Im übrigen wäre die Heranziehung des § 1323 RVO (§ 102 AVG) auch kein geeignetes Mittel, um eine Anrechnung von aus irgendwelchen Teilen der Erde an den Versicherungsträger des Herkunftslandes (der DDR) entrichteten Beiträgen zu verhindern; die Vorschrift stellt nämlich in ihrem Abs. 2 die aus dem Ausland durchgeführte freiwillige Versicherung einer freiwilligen Versicherung im Geltungsbereich des Gesetzes gleich. Die einschränkende Auslegung des § 15 FRG wurde sich daher wesentlich auf die Fälle auswirken, in denen während einer Beschäftigung außerhalb des Herkunftslandes Pflichtbeiträge an den Versicherungsträger des Herkunftslandes entrichtet sind. So begründete Beitragszeiten von der Anrechnung nach § 15 FRG auszunehmen, erscheint nicht gerechtfertigt. Sie widerspräche dem Ziel der Vorschrift, den Versicherten für den Verlust von Beitragszeiten zu entschädigen, die er bei Versicherungsträgern des Herkunftslandes zurückgelegt hat; sie widerspräche ferner ihrem Grundgedanken, nicht darauf abzustellen, ob die Beiträge auf der Grundlage bundesdeutschen Rechtes hätten entrichtet werden dürfen. Deshalb kann auch die Anrechnung solcher Beiträge nicht nach Grundsätzen der in der Bundesrepublik geltenden Ausstrahlungstheorie beurteilt werden.
Daß im vorliegenden Falle für den Kläger in der Zeit ab dem 15. Mai 1966 außerdem Beiträge zum britischen Versicherungsträger entrichtet worden sind, kann für die Auslegung des § 15 FRG i.V.m. § 17 Abs. 1 Buchst. a FRG keine Rolle spielen; insoweit kommt es nur auf die bei dem Versicherungsträger der DDR zurückgelegten Beitragszeiten an. Die britischen Beiträge stehen ferner nicht der Verpflichtung der Beklagten zur Herstellung von Versicherungsunterlagen nach § 11 Abs. 2 VuVO für die aufgrund der DDR-Beiträge anrechenbaren Beitragszeiten entgegen. Diese stehen gemäß § 15 Abs. 1 Satz 1 FRG den nach Bundesrecht zurückgelegten Beitragszeiten gleich; die zeitliche Konkurrenz mit den britischen Beiträgen wird erst im Leistungsfall bedeutsam (vgl. Art. 15, 46 EWG-VO Nr. 574/72).
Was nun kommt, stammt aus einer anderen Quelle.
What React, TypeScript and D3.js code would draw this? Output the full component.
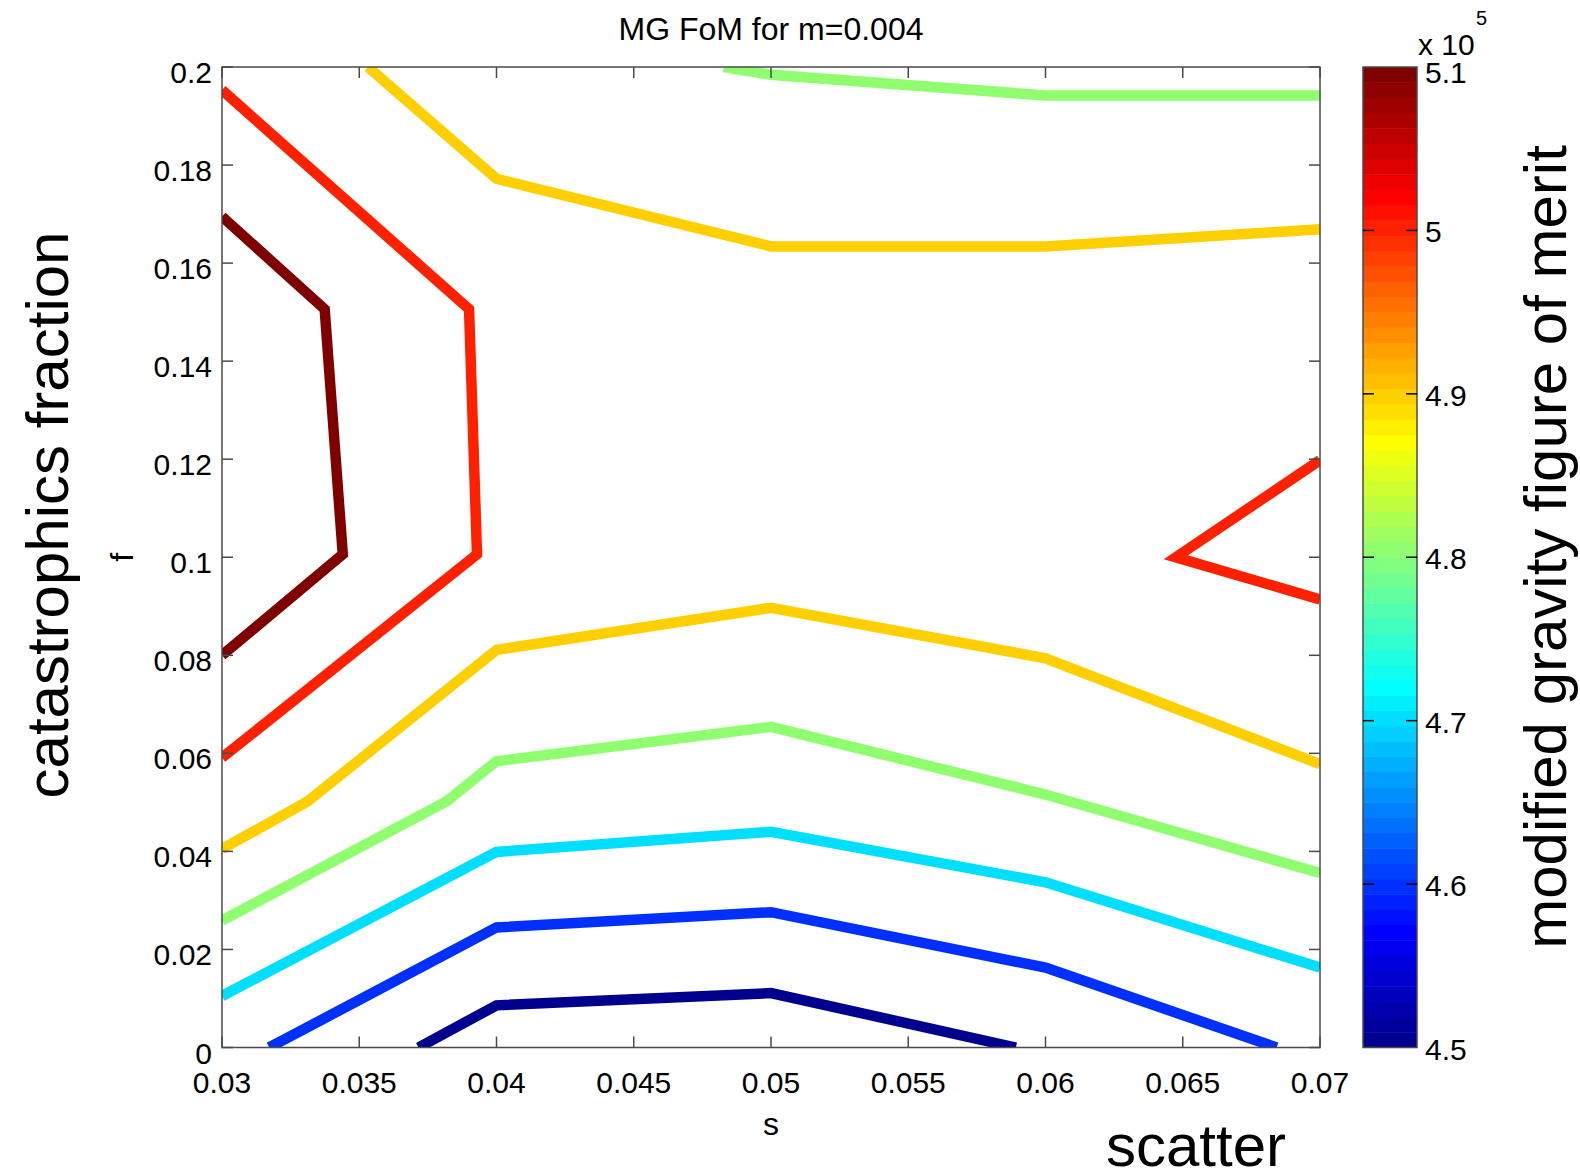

Die hier vertretene Auffassung zur Auslegung des § 15 FRG zwingt den Senat nicht, wegen Abweichung von dem Urteil des 4. Senats vom 9. August 1962 (BSGE 17, 231) den Großen Senat des BSG nach § 42 des Sozialgerichtsgesetzes (SGG) anzurufen. Diese Pflicht bestünde nur, wenn vom Standpunkt des erkennenden Senats der 4. Senat in der ihm vorgelegenen Sache eine andere Entscheidung hätte treffen müssen. Das ist nicht der Fall. In seinem Urteil hatte der 4. Senat (a.a.O. S. 235) ergänzend darauf hingewiesen, daß die dortige Klägerin vom Tage ihres Zuzugs in die Bundesrepublik in das hiesige Rechtsgefüge eingegliedert und daß damit die Aufgabe des Fremdrentenrechts erfüllt war; danach habe kein Anlaß mehr bestanden, die tatsächlich erst nach der Abwanderung liegenden Beitragszeiten aufgrund der im voraus geleisteten Beiträge zur sowjetzonalen Sozialversicherungsanstalt „wie“ im Bundesgebiet zurückgelegte Beitragszeiten zu behandeln. Diesem Gedanken, der grundsätzlich in dem Zeitpunkt des Zuzugs das Schlußdatum für die Anwendung des Fremdrentenrechts sieht, folgt der erkennende Senat; maßgeblich mit auf ihn ist auch die zu den Hinterbliebenenrechten nach dem FRG ergangene Entscheidung des Großen Senats des BSG vom 6. Dezember 1979 (GS 1/79 - SozR 5050 § 15, vgl. insbesondere Bl. 48 oben) gestützt. Im übrigen gehören die Ausführungen zum territorialen Bezug von Pflichtbeitragszeiten auch nicht zu den tragenden Gründen des Urteils des 4. Senats, so daß eine räumliche Beziehung der Beiträge zum Gebiet der DDR hier hilfsweise damit begründet werden könnte, daß sie vom Arbeitgeber in der DDR aufgrund eines zu ihm fortbestehenden Arbeitsverhältnisse geleistet worden sind; für diese „räumliche Beziehung“ könnte wiederum nicht die bundesdeutsche Ausstrahlungstheorie Richtschnur sein.
Nach alledem war das angefochtene Urteil aufzuheben und die Berufung der Beklagten zurückzuweisen, wobei das Urteil des SG in seiner Ziffer 2) neu zu fassen war (§ 170 Abs. 2 Satz 1 SGG).
Die Kostenentscheidung beruht auf § 193 SGG.